- Your objective -
Would you quote the material below from its first line through the line containing "const sitePca = [-1.86, -1.63, -1.07, -0.78, -0.38, -0.05];", exactly and with both ends included?

- Data extract -
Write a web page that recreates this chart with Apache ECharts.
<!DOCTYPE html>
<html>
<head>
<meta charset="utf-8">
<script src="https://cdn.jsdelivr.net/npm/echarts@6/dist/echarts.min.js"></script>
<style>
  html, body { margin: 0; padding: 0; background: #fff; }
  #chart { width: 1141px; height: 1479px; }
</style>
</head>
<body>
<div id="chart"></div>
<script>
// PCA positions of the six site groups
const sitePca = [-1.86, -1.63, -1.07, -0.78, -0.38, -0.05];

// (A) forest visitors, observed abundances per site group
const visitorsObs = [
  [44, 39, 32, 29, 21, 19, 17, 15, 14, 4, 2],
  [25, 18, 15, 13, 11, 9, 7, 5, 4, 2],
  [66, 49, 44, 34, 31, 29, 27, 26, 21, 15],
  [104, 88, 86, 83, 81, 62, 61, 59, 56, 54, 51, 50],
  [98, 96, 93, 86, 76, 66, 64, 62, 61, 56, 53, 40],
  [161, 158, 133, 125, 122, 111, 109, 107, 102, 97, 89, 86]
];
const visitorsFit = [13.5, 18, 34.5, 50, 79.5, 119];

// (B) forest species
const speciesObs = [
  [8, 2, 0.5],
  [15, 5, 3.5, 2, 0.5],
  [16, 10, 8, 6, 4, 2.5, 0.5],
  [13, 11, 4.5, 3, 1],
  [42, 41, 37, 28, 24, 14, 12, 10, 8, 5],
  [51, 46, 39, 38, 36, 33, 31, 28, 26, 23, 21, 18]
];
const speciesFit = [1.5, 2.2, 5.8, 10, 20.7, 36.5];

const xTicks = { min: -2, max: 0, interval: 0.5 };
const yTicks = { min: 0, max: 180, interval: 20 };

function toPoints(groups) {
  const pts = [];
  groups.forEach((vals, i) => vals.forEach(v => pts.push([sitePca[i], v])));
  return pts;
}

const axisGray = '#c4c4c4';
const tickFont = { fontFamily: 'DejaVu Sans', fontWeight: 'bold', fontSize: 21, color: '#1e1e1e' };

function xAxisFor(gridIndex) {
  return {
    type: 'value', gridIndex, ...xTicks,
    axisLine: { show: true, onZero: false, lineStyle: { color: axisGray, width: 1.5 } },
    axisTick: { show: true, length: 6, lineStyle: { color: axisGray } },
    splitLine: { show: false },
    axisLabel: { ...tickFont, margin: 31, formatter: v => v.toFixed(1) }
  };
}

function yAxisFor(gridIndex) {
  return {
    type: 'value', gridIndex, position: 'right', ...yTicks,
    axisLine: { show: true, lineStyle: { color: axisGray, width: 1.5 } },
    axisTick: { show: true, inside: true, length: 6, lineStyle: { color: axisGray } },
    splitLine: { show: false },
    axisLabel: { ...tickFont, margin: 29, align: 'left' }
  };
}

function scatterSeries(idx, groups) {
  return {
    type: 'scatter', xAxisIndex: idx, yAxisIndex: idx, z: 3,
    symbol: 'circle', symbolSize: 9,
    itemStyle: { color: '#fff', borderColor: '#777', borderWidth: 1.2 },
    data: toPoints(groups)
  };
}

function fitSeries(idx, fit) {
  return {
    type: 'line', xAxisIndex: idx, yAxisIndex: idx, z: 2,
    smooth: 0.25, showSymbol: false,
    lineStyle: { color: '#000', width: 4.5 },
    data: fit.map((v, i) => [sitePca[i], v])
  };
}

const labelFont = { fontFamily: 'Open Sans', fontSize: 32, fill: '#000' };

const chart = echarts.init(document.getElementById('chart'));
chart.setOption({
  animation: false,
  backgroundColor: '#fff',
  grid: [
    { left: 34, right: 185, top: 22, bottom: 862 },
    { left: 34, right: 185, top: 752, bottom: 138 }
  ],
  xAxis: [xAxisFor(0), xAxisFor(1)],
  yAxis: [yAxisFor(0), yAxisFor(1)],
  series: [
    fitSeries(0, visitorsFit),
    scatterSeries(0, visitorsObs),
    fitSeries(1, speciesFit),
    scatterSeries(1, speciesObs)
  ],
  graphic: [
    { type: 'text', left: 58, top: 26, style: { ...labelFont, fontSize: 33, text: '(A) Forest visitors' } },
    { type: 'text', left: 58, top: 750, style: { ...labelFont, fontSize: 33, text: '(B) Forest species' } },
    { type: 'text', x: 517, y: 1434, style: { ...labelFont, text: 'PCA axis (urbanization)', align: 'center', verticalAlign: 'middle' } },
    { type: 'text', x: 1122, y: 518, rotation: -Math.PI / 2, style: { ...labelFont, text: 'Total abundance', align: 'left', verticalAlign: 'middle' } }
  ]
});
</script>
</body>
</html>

- Answer -
Write a web page that recreates this chart with Apache ECharts.
<!DOCTYPE html>
<html>
<head>
<meta charset="utf-8">
<script src="https://cdn.jsdelivr.net/npm/echarts@6/dist/echarts.min.js"></script>
<style>
  html, body { margin: 0; padding: 0; background: #fff; }
  #chart { width: 1141px; height: 1479px; }
</style>
</head>
<body>
<div id="chart"></div>
<script>
// PCA positions of the six site groups
const sitePca = [-1.86, -1.63, -1.07, -0.78, -0.38, -0.05];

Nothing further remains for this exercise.